### Description of the task
Write out every line of the material as it stands, apart from the pictures.

********

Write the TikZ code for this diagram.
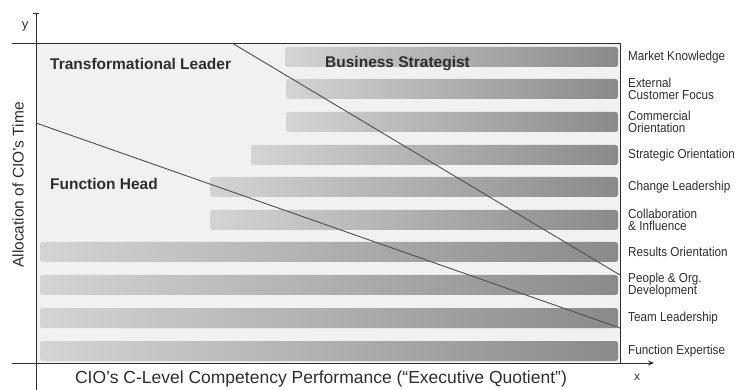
\documentclass[tikz,border=0pt]{standalone}
\usepackage{fontspec}
\setmainfont{Liberation Sans}
\newfontfamily\narrowfont[FakeStretch=0.9]{Liberation Sans}
\usetikzlibrary{arrows.meta,positioning}

\definecolor{plotbg}{HTML}{F1F1F1}
\definecolor{barlight}{HTML}{D4D4D4}
\definecolor{bardark}{HTML}{8A8A8A}
\definecolor{linegray}{HTML}{4E4E4E}
\definecolor{textgray}{HTML}{2E2E2E}

\begin{document}
\begin{tikzpicture}[x=1pt, y=-1pt,
    axis/.style={line width=0.8pt, draw=textgray},
    bar/.style={rounded corners=2.5pt, left color=barlight, right color=bardark},
    role/.style={anchor=west, inner sep=0pt, text=textgray, font=\bfseries\fontsize{15.5}{17}\selectfont},
    skill/.style={anchor=west, inner sep=0pt, align=left, text=textgray,
                  font=\narrowfont\fontsize{13}{12.5}\selectfont},
    trend/.style={line width=0.9pt, draw=linegray}]
    \useasboundingbox (0,0) rectangle (742,390);

    % Plot area
    \fill[plotbg] (36,43) rectangle (620,363);

    % Competency bars with their labels
    \foreach \yc/\xs/\txt [count=\i] in {
        57/285/{Market Knowledge},
        89/286/{External\\Customer Focus},
        122/286/{Commercial\\Orientation},
        155/251/{Strategic Orientation},
        187/210/{Change Leadership},
        220/210/{Collaboration\\\& Influence},
        252/40/{Results Orientation},
        285/40/{People \& Org.\\Development},
        318/40/{Team Leadership},
        351/40/{Function Expertise}} {
        \shade[bar] (\xs,\yc-10) rectangle (618,\yc+10);
        \node[skill] (skill\i) at (628,\yc) {\txt};
    }

    % Frame and axes
    \draw[axis] (12,43) -- (620,43) -- (620,363);
    \draw[axis, -{Bar[width=6pt]}] (36,390) -- (36,13);
    \draw[axis, -{Stealth[length=6pt,width=5pt]}] (12,363) -- (654,363);
    \node[text=textgray, font=\fontsize{13}{13}\selectfont] (ylbl) at (25,26) {y};
    \node[text=textgray, font=\fontsize{12}{12}\selectfont] (xlbl) at (637,377) {x};

    % Role boundaries
    \coordinate (upper-start) at (232,43);
    \coordinate (upper-end) at (620,275);
    \coordinate (lower-start) at (36,123);
    \coordinate (lower-end) at (620,328);
    \draw[trend] (upper-start) -- (upper-end);
    \draw[trend] (lower-start) -- (lower-end);

    % Role names
    \node[role] (transform) at (50,64) {Transformational Leader};
    \node[role] (strategist) at (325,64) {Business Strategist};
    \node[role] (funchead) at (50,184) {Function Head};

    % Axis titles
    \node[rotate=90, text=textgray, font=\fontsize{15.5}{17}\selectfont] (ytitle) at (18,185)
        {Allocation of CIO's Time};
    \node[text=textgray, font=\fontsize{17.5}{19}\selectfont] (xtitle) at (321,379)
        {CIO's C-Level Competency Performance (``Executive Quotient'')};
\end{tikzpicture}
\end{document}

********

### Finished answer
Write the TikZ code for this diagram.
\documentclass[tikz,border=0pt]{standalone}
\usepackage{fontspec}
\setmainfont{Liberation Sans}
\newfontfamily\narrowfont[FakeStretch=0.9]{Liberation Sans}
\usetikzlibrary{arrows.meta,positioning}

\definecolor{plotbg}{HTML}{F1F1F1}
\definecolor{barlight}{HTML}{D4D4D4}
\definecolor{bardark}{HTML}{8A8A8A}
\definecolor{linegray}{HTML}{4E4E4E}
\definecolor{textgray}{HTML}{2E2E2E}

\begin{document}
\begin{tikzpicture}[x=1pt, y=-1pt,
    axis/.style={line width=0.8pt, draw=textgray},
    bar/.style={rounded corners=2.5pt, left color=barlight, right color=bardark},
    role/.style={anchor=west, inner sep=0pt, text=textgray, font=\bfseries\fontsize{15.5}{17}\selectfont},
    skill/.style={anchor=west, inner sep=0pt, align=left, text=textgray,
                  font=\narrowfont\fontsize{13}{12.5}\selectfont},
    trend/.style={line width=0.9pt, draw=linegray}]
    \useasboundingbox (0,0) rectangle (742,390);

    % Plot area
    \fill[plotbg] (36,43) rectangle (620,363);

    % Competency bars with their labels
    \foreach \yc/\xs/\txt [count=\i] in {
        57/285/{Market Knowledge},
        89/286/{External\\Customer Focus},
        122/286/{Commercial\\Orientation},
        155/251/{Strategic Orientation},
        187/210/{Change Leadership},
        220/210/{Collaboration\\\& Influence},
        252/40/{Results Orientation},
        285/40/{People \& Org.\\Development},
        318/40/{Team Leadership},
        351/40/{Function Expertise}} {
        \shade[bar] (\xs,\yc-10) rectangle (618,\yc+10);
        \node[skill] (skill\i) at (628,\yc) {\txt};
    }

    % Frame and axes
    \draw[axis] (12,43) -- (620,43) -- (620,363);
    \draw[axis, -{Bar[width=6pt]}] (36,390) -- (36,13);
    \draw[axis, -{Stealth[length=6pt,width=5pt]}] (12,363) -- (654,363);
    \node[text=textgray, font=\fontsize{13}{13}\selectfont] (ylbl) at (25,26) {y};
    \node[text=textgray, font=\fontsize{12}{12}\selectfont] (xlbl) at (637,377) {x};

    % Role boundaries
    \coordinate (upper-start) at (232,43);
    \coordinate (upper-end) at (620,275);
    \coordinate (lower-start) at (36,123);
    \coordinate (lower-end) at (620,328);
    \draw[trend] (upper-start) -- (upper-end);
    \draw[trend] (lower-start) -- (lower-end);

    % Role names
    \node[role] (transform) at (50,64) {Transformational Leader};
    \node[role] (strategist) at (325,64) {Business Strategist};
    \node[role] (funchead) at (50,184) {Function Head};

    % Axis titles
    \node[rotate=90, text=textgray, font=\fontsize{15.5}{17}\selectfont] (ytitle) at (18,185)
        {Allocation of CIO's Time};
    \node[text=textgray, font=\fontsize{17.5}{19}\selectfont] (xtitle) at (321,379)
        {CIO's C-Level Competency Performance (``Executive Quotient'')};
\end{tikzpicture}
\end{document}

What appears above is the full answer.